TASK INPUT:
○ ○ ○ ○ ○ ○ ○
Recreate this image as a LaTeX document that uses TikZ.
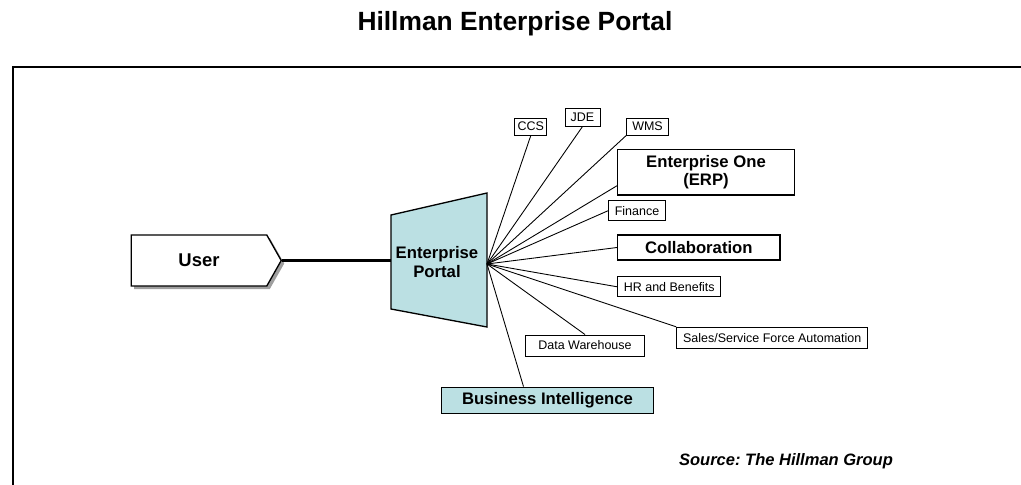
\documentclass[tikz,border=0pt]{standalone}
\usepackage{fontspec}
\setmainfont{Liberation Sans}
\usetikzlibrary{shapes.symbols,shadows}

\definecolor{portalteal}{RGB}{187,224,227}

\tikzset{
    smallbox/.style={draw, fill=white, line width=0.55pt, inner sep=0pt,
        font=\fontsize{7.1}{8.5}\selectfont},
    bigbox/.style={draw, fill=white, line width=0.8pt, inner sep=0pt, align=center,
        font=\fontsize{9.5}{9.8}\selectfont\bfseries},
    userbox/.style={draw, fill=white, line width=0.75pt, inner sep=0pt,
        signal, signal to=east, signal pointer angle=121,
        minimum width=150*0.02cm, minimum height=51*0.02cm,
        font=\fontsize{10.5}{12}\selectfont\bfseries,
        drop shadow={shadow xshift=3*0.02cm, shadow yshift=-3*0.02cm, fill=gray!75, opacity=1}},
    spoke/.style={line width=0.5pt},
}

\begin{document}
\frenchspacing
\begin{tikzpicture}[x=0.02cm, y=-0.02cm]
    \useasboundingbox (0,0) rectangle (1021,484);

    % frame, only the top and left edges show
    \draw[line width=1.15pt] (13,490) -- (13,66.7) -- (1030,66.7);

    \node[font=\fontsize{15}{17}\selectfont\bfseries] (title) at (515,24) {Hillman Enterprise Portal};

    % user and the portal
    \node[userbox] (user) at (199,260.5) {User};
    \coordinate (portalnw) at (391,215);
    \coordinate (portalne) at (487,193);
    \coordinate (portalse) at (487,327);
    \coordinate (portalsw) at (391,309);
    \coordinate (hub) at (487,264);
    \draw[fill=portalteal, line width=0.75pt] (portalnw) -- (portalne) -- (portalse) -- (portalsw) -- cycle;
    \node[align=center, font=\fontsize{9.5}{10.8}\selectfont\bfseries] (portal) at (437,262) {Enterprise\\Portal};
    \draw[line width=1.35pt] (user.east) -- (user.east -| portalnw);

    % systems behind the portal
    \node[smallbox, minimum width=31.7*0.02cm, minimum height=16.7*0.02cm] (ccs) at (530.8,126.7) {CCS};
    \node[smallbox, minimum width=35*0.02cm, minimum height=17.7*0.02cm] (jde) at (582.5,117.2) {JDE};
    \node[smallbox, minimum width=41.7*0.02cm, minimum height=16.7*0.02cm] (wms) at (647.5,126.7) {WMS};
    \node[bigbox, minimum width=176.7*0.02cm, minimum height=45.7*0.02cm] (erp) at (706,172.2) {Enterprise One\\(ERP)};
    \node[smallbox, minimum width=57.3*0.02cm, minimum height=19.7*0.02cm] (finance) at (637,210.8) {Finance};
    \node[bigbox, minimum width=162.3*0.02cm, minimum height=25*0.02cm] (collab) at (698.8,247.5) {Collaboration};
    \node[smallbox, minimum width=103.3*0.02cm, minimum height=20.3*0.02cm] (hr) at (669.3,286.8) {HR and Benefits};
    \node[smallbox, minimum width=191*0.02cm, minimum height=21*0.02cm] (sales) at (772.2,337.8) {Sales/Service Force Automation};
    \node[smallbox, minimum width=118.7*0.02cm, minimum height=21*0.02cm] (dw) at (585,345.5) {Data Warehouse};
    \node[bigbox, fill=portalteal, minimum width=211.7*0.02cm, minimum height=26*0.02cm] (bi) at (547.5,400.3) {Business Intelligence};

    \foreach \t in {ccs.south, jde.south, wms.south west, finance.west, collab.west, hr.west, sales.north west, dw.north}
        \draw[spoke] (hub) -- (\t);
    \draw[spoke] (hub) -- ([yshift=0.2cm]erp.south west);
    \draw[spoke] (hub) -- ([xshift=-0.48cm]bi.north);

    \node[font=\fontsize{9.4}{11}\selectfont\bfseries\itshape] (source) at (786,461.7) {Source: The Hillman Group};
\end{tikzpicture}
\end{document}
○ ○ ○ ○ ○ ○ ○
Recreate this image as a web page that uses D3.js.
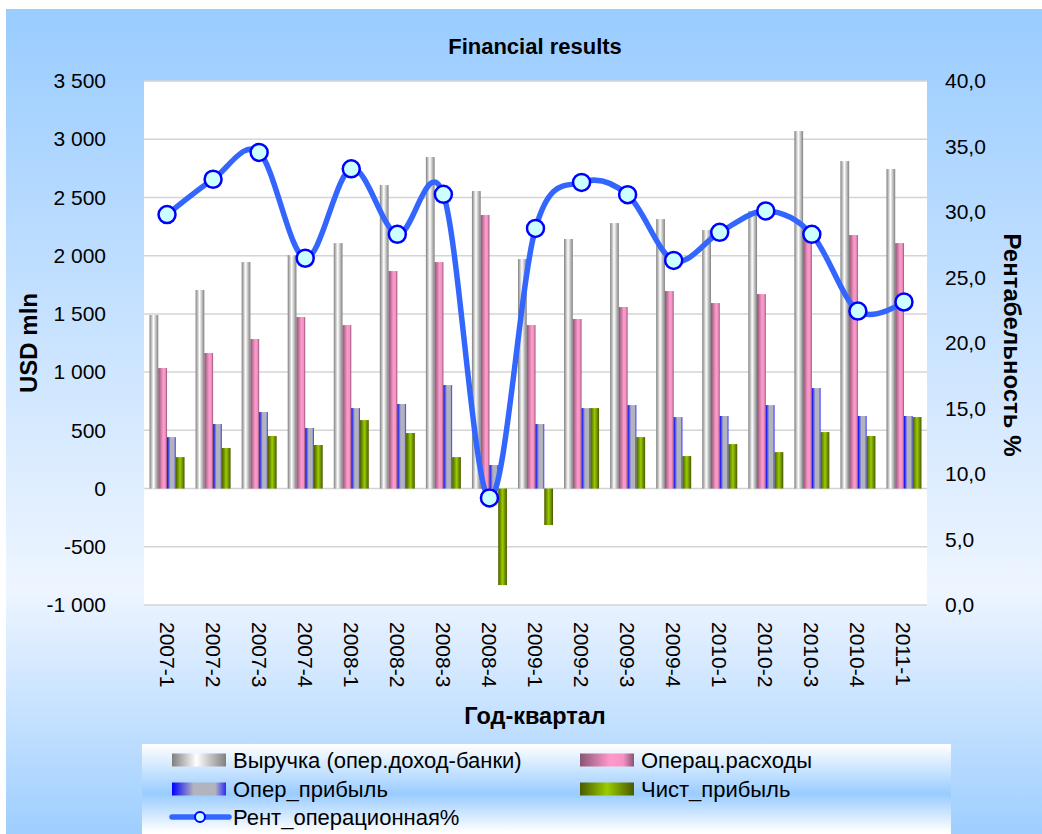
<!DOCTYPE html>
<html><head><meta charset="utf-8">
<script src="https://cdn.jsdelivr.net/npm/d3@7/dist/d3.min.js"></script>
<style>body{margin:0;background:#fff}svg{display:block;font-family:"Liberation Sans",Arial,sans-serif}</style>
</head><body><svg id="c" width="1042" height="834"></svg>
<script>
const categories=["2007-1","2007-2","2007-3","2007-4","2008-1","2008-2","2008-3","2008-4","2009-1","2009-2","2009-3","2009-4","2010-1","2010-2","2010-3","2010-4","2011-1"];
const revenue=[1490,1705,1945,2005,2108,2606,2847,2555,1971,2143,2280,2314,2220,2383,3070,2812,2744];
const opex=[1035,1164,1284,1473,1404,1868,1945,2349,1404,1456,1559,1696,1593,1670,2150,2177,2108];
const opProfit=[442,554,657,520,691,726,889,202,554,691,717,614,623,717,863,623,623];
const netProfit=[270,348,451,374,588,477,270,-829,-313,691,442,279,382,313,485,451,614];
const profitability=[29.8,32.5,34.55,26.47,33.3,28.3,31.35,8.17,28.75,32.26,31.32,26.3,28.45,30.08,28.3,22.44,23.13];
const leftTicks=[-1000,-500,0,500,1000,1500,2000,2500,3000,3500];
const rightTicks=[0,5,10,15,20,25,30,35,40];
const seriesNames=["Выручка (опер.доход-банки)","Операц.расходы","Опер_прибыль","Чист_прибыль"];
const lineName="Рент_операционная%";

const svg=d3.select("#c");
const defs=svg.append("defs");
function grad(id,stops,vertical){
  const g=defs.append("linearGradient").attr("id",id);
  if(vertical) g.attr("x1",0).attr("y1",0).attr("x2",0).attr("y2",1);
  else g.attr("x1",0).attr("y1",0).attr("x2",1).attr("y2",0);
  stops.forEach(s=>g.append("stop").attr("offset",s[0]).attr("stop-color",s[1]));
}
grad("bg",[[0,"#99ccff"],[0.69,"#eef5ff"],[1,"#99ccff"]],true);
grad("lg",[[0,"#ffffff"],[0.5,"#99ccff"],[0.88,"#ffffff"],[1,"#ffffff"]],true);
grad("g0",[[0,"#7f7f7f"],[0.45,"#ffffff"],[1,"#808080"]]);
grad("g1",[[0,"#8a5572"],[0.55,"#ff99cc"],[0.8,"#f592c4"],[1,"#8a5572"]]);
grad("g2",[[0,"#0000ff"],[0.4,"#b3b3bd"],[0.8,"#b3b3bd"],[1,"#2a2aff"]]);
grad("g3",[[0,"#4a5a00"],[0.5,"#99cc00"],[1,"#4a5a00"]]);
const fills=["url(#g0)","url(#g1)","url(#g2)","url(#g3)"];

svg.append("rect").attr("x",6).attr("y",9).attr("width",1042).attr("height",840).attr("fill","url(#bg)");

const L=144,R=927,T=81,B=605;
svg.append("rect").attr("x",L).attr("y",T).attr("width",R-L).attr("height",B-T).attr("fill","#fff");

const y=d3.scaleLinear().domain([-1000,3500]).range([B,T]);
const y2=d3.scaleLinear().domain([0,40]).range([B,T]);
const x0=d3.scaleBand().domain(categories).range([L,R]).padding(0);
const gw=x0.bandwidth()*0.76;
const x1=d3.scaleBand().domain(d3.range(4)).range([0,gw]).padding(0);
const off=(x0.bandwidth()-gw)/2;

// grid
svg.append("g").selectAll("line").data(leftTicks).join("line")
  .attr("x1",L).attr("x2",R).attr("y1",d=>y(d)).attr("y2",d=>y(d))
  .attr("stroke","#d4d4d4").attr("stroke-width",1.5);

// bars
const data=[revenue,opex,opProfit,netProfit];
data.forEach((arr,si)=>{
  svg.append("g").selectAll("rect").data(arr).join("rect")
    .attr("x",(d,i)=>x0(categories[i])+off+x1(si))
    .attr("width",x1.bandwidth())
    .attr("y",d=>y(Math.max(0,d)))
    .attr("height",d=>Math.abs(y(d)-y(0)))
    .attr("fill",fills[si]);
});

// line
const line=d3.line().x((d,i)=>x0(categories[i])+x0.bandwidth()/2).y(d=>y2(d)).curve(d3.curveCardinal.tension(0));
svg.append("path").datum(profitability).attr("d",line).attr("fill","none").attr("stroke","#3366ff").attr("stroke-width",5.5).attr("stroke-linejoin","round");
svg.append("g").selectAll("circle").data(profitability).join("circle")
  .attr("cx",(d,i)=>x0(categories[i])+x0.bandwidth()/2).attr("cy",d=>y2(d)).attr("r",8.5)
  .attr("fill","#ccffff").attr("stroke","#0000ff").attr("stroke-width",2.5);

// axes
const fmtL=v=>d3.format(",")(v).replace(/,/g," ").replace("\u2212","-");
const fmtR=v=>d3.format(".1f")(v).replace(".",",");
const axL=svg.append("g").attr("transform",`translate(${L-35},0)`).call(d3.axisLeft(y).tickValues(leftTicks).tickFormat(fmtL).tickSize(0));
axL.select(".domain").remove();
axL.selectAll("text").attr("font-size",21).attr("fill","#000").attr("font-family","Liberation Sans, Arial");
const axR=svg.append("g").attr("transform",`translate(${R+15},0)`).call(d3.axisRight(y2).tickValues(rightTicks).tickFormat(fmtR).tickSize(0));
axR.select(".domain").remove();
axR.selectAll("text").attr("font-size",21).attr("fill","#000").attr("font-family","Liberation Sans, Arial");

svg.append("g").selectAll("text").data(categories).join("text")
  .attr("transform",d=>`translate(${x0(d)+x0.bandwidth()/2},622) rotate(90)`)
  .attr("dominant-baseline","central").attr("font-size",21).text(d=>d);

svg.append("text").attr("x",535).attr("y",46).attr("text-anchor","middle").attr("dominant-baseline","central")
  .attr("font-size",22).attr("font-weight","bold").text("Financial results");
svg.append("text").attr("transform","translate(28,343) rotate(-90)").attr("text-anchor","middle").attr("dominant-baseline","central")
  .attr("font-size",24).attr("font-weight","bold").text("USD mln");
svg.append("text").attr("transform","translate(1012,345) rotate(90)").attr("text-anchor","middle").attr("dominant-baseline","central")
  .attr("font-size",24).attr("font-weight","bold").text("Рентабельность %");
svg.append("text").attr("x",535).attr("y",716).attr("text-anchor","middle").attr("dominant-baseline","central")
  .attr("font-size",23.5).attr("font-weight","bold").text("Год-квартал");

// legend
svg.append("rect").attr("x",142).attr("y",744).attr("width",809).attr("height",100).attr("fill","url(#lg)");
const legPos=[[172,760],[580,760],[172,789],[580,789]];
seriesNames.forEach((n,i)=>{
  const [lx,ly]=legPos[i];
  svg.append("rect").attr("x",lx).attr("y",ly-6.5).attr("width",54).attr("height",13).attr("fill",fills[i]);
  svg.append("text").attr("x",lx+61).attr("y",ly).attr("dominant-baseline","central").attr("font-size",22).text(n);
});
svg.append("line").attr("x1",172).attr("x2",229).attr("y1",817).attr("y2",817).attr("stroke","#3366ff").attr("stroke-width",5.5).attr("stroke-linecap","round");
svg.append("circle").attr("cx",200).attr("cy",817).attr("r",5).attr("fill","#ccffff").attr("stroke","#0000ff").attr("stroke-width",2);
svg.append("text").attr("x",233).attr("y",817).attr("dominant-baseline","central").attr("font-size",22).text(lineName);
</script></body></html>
○ ○ ○ ○ ○ ○ ○
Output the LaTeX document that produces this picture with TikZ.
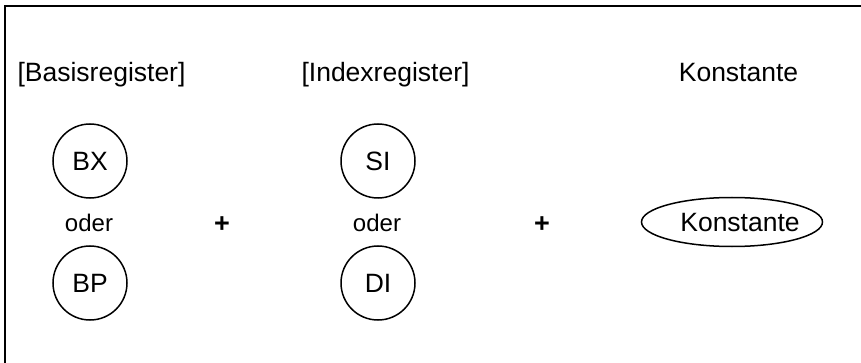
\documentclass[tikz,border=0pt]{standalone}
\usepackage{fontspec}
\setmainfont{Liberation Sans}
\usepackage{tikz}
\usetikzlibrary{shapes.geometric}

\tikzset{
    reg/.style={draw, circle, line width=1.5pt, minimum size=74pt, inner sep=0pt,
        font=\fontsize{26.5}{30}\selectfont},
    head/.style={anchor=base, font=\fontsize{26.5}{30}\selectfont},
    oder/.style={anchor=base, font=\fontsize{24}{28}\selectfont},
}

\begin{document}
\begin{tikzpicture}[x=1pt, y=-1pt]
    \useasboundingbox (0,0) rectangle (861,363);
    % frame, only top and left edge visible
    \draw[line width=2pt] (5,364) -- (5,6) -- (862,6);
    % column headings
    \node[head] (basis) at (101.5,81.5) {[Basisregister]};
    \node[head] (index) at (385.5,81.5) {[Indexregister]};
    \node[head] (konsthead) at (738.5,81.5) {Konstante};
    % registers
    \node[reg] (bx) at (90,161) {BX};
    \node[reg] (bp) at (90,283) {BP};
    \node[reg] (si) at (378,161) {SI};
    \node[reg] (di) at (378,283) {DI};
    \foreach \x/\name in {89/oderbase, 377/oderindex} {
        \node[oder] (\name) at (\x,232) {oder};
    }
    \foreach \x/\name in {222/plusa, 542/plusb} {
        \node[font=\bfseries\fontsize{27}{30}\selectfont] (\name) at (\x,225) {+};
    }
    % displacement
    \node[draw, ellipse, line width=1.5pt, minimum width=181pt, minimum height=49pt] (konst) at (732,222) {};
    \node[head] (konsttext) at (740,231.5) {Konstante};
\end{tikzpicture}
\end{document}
○ ○ ○ ○ ○ ○ ○
EXERCISE DETAILS: Reproduce nothing but the lines from the one with "Recreate this image as a LaTeX" to the one with "(title) at (515,24)", both lines included, and keep every picture out of the copy.

WRITTEN REPLY:
Recreate this image as a LaTeX document that uses TikZ.
\documentclass[tikz,border=0pt]{standalone}
\usepackage{fontspec}
\setmainfont{Liberation Sans}
\usetikzlibrary{shapes.symbols,shadows}

\definecolor{portalteal}{RGB}{187,224,227}

\tikzset{
    smallbox/.style={draw, fill=white, line width=0.55pt, inner sep=0pt,
        font=\fontsize{7.1}{8.5}\selectfont},
    bigbox/.style={draw, fill=white, line width=0.8pt, inner sep=0pt, align=center,
        font=\fontsize{9.5}{9.8}\selectfont\bfseries},
    userbox/.style={draw, fill=white, line width=0.75pt, inner sep=0pt,
        signal, signal to=east, signal pointer angle=121,
        minimum width=150*0.02cm, minimum height=51*0.02cm,
        font=\fontsize{10.5}{12}\selectfont\bfseries,
        drop shadow={shadow xshift=3*0.02cm, shadow yshift=-3*0.02cm, fill=gray!75, opacity=1}},
    spoke/.style={line width=0.5pt},
}

\begin{document}
\frenchspacing
\begin{tikzpicture}[x=0.02cm, y=-0.02cm]
    \useasboundingbox (0,0) rectangle (1021,484);

    % frame, only the top and left edges show
    \draw[line width=1.15pt] (13,490) -- (13,66.7) -- (1030,66.7);

    \node[font=\fontsize{15}{17}\selectfont\bfseries] (title) at (515,24) {Hillman Enterprise Portal};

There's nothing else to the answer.